Archive for March 13th, 2011
Tomorrow, me and about 30 classmates will be jumping on a plane and jet-setting out of Chicago and finally heading to Kenya, where we’ve all be excited to go for the last 10 weeks. While two or three of my classmates have visited Kenya before, for most of us it will be our first time in the country. To commemorate this special experience, one of our class leaders has been sending out a series of countdown emails, each filled with pictures and words to describe the trip.
Here below is the countdown from the last six days.
Day 6. With a surface area of 68,800 square kilometres (26,600 sq mi), Lake Victoria is Africa’s largest lake by area, and it is the largest tropicallake in the world.

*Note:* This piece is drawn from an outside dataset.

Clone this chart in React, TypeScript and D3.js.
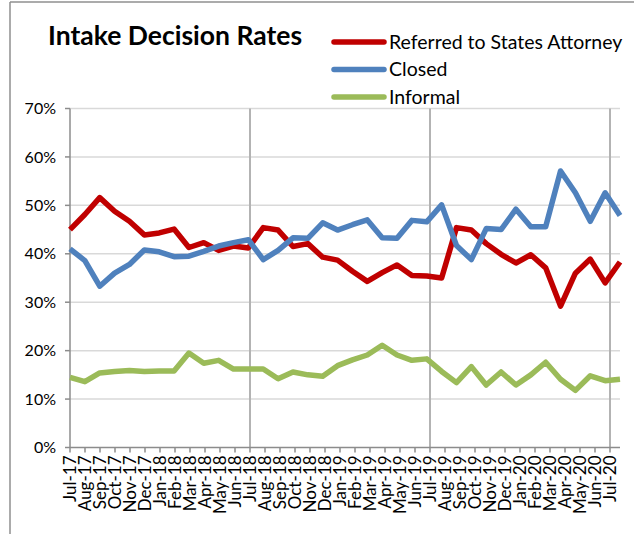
import React from 'react';
import { scalePoint, scaleLinear, line } from 'd3';

// axis labels (Jul-17 .. Jul-20)
const tickLabels = [
  'Jul-17', 'Aug-17', 'Sep-17', 'Oct-17', 'Nov-17', 'Dec-17', 'Jan-18', 'Feb-18', 'Mar-18', 'Apr-18',
  'May-18', 'Jun-18', 'Jul-18', 'Aug-18', 'Sep-18', 'Oct-18', 'Nov-18', 'Dec-18', 'Jan-19', 'Feb-19',
  'Mar-19', 'Apr-19', 'May-19', 'Jun-19', 'Jul-19', 'Aug-19', 'Sep-19', 'Oct-19', 'Nov-19', 'Dec-19',
  'Jan-20', 'Feb-20', 'Mar-20', 'Apr-20', 'May-20', 'Jun-20', 'Jul-20',
];
// the series run one month past the last label
const months = [...tickLabels, 'Aug-20'];

const referred = [
  45.0, 48.1, 51.6, 48.8, 46.7, 43.9, 44.3, 45.1, 41.3, 42.3, 40.7, 41.6, 41.2, 45.4, 44.9, 41.5,
  42.1, 39.3, 38.7, 36.4, 34.3, 36.1, 37.7, 35.5, 35.4, 35.0, 45.4, 44.9, 42.1, 39.9, 38.1, 39.8,
  37.1, 29.2, 36.0, 38.9, 34.0, 38.3,
];
const closed = [
  41.0, 38.6, 33.3, 36.0, 37.8, 40.8, 40.4, 39.4, 39.5, 40.5, 41.6, 42.3, 42.9, 38.8, 40.7, 43.3,
  43.2, 46.4, 44.9, 46.0, 47.0, 43.3, 43.2, 46.9, 46.6, 50.1, 41.7, 38.8, 45.2, 45.0, 49.2, 45.6,
  45.6, 57.1, 52.6, 46.7, 52.6, 47.9,
];
const informal = [
  14.5, 13.6, 15.4, 15.7, 15.9, 15.7, 15.8, 15.8, 19.5, 17.4, 18.0, 16.2, 16.2, 16.2, 14.2, 15.6,
  15.0, 14.7, 16.9, 18.1, 19.1, 21.1, 19.1, 18.0, 18.3, 15.7, 13.4, 16.7, 12.9, 15.6, 12.9, 15.0,
  17.6, 14.1, 11.8, 14.8, 13.8, 14.1,
];

const yTicks = [0, 10, 20, 30, 40, 50, 60, 70];
const yearMarks = ['Jul-18', 'Jul-19', 'Jul-20'];

const series = [
  { name: 'Referred to States Attorney', values: referred, color: '#C00000' },
  { name: 'Closed', values: closed, color: '#4F81BD' },
  { name: 'Informal', values: informal, color: '#9BBB59' },
];

const W = 634;
const H = 534;
const left = 70;
const right = 620;
const top = 108.5;
const bottom = 447.5;
const font = 'Lato, "Open Sans", sans-serif';

export default function App() {
  const x = scalePoint<string>().domain(months).range([left, right]);
  const xTick = scalePoint<string>().domain(tickLabels).range([left, 610]);
  const y = scaleLinear().domain([0, 70]).range([bottom, top]);

  const path = line<number>()
    .x((_, i) => x(months[i]) as number)
    .y(d => y(d));

  return (
    <svg width={W} height={H} style={{ position: 'absolute', left: 0, top: 0, background: '#fff' }}
      fontFamily={font}>
      {/* chart frame */}
      <line x1={10} x2={W} y1={2} y2={2} stroke="#8f8f8f" strokeWidth={1.5} />
      <line x1={10} x2={10} y1={2} y2={H} stroke="#8f8f8f" strokeWidth={1.5} />

      <text x={48} y={45} fontSize={26.5} fontWeight="bold" fill="#000">Intake Decision Rates</text>

      {/* legend */}
      {series.map((s, i) => (
        <g key={s.name} transform={`translate(0, ${42 + i * 27.5})`}>
          <line x1={334} x2={384} stroke={s.color} strokeWidth={5.5} strokeLinecap="round" />
          <text x={389} y={0} dy="0.35em" fontSize={19.5} fill="#000">{s.name}</text>
        </g>
      ))}

      {/* horizontal gridlines */}
      {yTicks.filter(t => t > 0).map(t => (
        <line key={t} x1={left} x2={right} y1={y(t)} y2={y(t)} stroke="#d9d9d9" strokeWidth={1.5} />
      ))}
      {/* vertical year gridlines */}
      {yearMarks.map(m => (
        <line key={m} x1={xTick(m)} x2={xTick(m)} y1={top} y2={bottom} stroke="#b3b3b3" strokeWidth={2} />
      ))}

      {/* y axis */}
      <line x1={left} x2={left} y1={top} y2={bottom} stroke="#8c8c8c" strokeWidth={1.5} />
      {yTicks.map(t => (
        <g key={t}>
          <line x1={left - 5} x2={left} y1={y(t)} y2={y(t)} stroke="#8c8c8c" strokeWidth={1.5} />
          <text x={56} y={y(t)} dy="0.35em" textAnchor="end" fontSize={16} fill="#000">{t}%</text>
        </g>
      ))}

      {/* x axis */}
      <line x1={left} x2={right} y1={bottom} y2={bottom} stroke="#8c8c8c" strokeWidth={1.5} />
      {tickLabels.map(m => (
        <g key={m} transform={`translate(${xTick(m)}, ${bottom})`}>
          <line y1={0} y2={5} stroke="#8c8c8c" strokeWidth={1.5} />
          <text transform="rotate(-90)" x={-8} y={0} dy="0.35em" textAnchor="end" fontSize={17} fill="#000">{m}</text>
        </g>
      ))}

      {/* series */}
      {series.map(s => (
        <path key={s.name} d={path(s.values) || ''} fill="none" stroke={s.color} strokeWidth={5.5}
          strokeLinejoin="round" />
      ))}
    </svg>
  );
}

Lake Victoria is the world’s second largest freshwater lake by surface area (Only Lake Superior in North America is larger.) Lake Victoria occupies a shallow depression in the East African Plateau, and has a maximum depth of 84 metres (276 ft) and an average depth of 20 metres (66 ft). Its catchment area covers 184,000 square kilometres (71,040 sq mi). The lake has a shoreline of 4,828 kilometres (3,000 mi), with islands constituting 3.7% of this length, and is divided among three countries: Kenya (6% or 4,100 km2/1,600 sq mi), Uganda (45% or 31,000 km2/12,000 sq mi) and Tanzania (49% or 33,700 km2/13,000 sq mi). Lake Victoria supports Africa’s largest inland fishery.[4
Day 5. Asante class! It’s been a fun quarter and the most fun part is only 5 days away! Congratulations on completing the last class and let’s get ready for our Kenyan adventure! Hakuna Matata!
Day 4. (No text)
Day 3. The Maasai (also Masai) are a Nilotic ethnic group of semi-nomadic people located in Kenya and northern Tanzania. They are among the most well known of African ethnic groups, due to their distinctive customs and dress and residence near the many game parks of East Africa. They speak Maa, a member of the Nilo-Saharan language family that is related to Dinka and Nuer, and are also educated in the official languages of Kenya and Tanzania: Swahili and English. The Maasai population has been variously estimated as 377,089 from the 1989 Census or as 453,000 language speakers in Kenya in 1994 and 430,000 in Tanzania in 1993 with a total estimated as “approaching 900,000″ Estimates of the respective Maasai populations in both countries are complicated by the remote locations of many villages, and their semi-nomadic nature.
Day 2. Something we might run into in Kenya! We are all most there! Don’t forget time change tonight, and good luck with the last finals!
Day 1. Congrats on being done with winter quarter! Kenya in less than 24 hrs! Don’t forget to start taking your malarone. See you all tomorrow at 12:45!